We live comfortably in a state of ignorance because, in a modern economy, others are free to cooperate and provide for our needs without necessarily even knowing of our existence. Hayek in Law, Legislation and Liberty, Volume 2, puts it this way:

The possibility of men living together in peace and to their mutual advantage, without having to agree on common concrete aims and bound only by abstract rules of conduct, was perhaps the greatest discovery mankind ever made.

Hayek’s “greatest discovery” is one of which many are ignorant. Some rail against the independent and competitive efforts of many that produce the modern world. Others take freedom for granted.

When does our ignorance matter?

Does our ignorance mean that we need to be directed by the self-proclaimed wisest among us?

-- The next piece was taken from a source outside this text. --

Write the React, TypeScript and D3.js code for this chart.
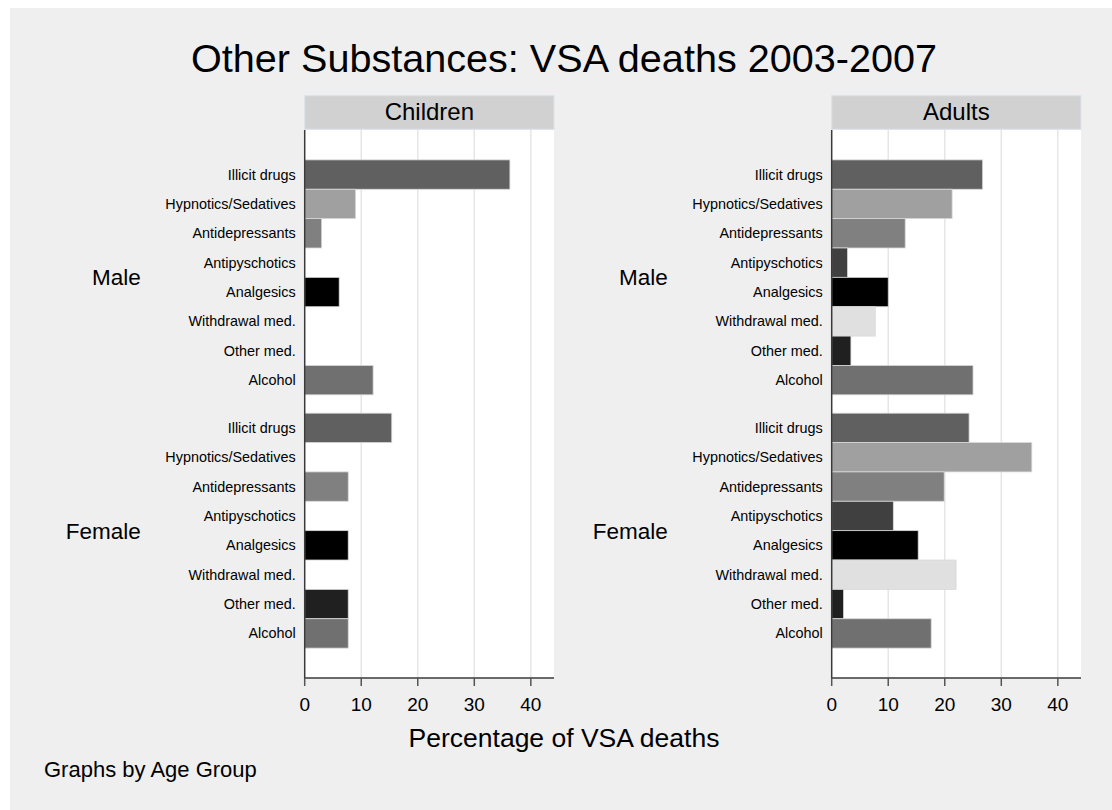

“Humiliating to human pride as it may be,” Hayek explains in The Constitution of Liberty, “…freedom means the renun­ciation of direct control of in­dividual efforts.” When we renounce controls, “a free society can make use of so much more knowledge than the mind of the wisest ruler could comprehend.”

Are we becoming more prideful and arrogant? There is evidence that a declining percentage of Americans believes that uncoerced cooperation best satisfies our needs. “According to an April 2016 Harvard University poll, support for capitalism is at a historic low,” states an article at ForeignPolicy.com. “The Harvard poll echoes a 2011 Pew Research Center survey, in which 46 percent of 18- to 29-year-olds had a positive view of capitalism, and 47 percent a negative one.”

Being ignorant that spaghetti is produced by processing wheat is not inherently a problem. On the other hand, ignorance of the market order can become a problem. The cornucopia of food that predictably appears on supermarket shelves today is the product of a market process in which farmers, manufacturers, trucking companies and supermarkets spontaneously cooperate on our behalf.

If Americans are ignorant of these invisible market processes, they may support socialism and policies that interfere with the freedom of others to cooperate and create. Just look at how the thriving Venezuela of yesterday became the impoverished, chaotic, socialist Venezuela of today.

Not knowing how spaghetti or chocolate milk get made won’t cause starvation, but socialism might.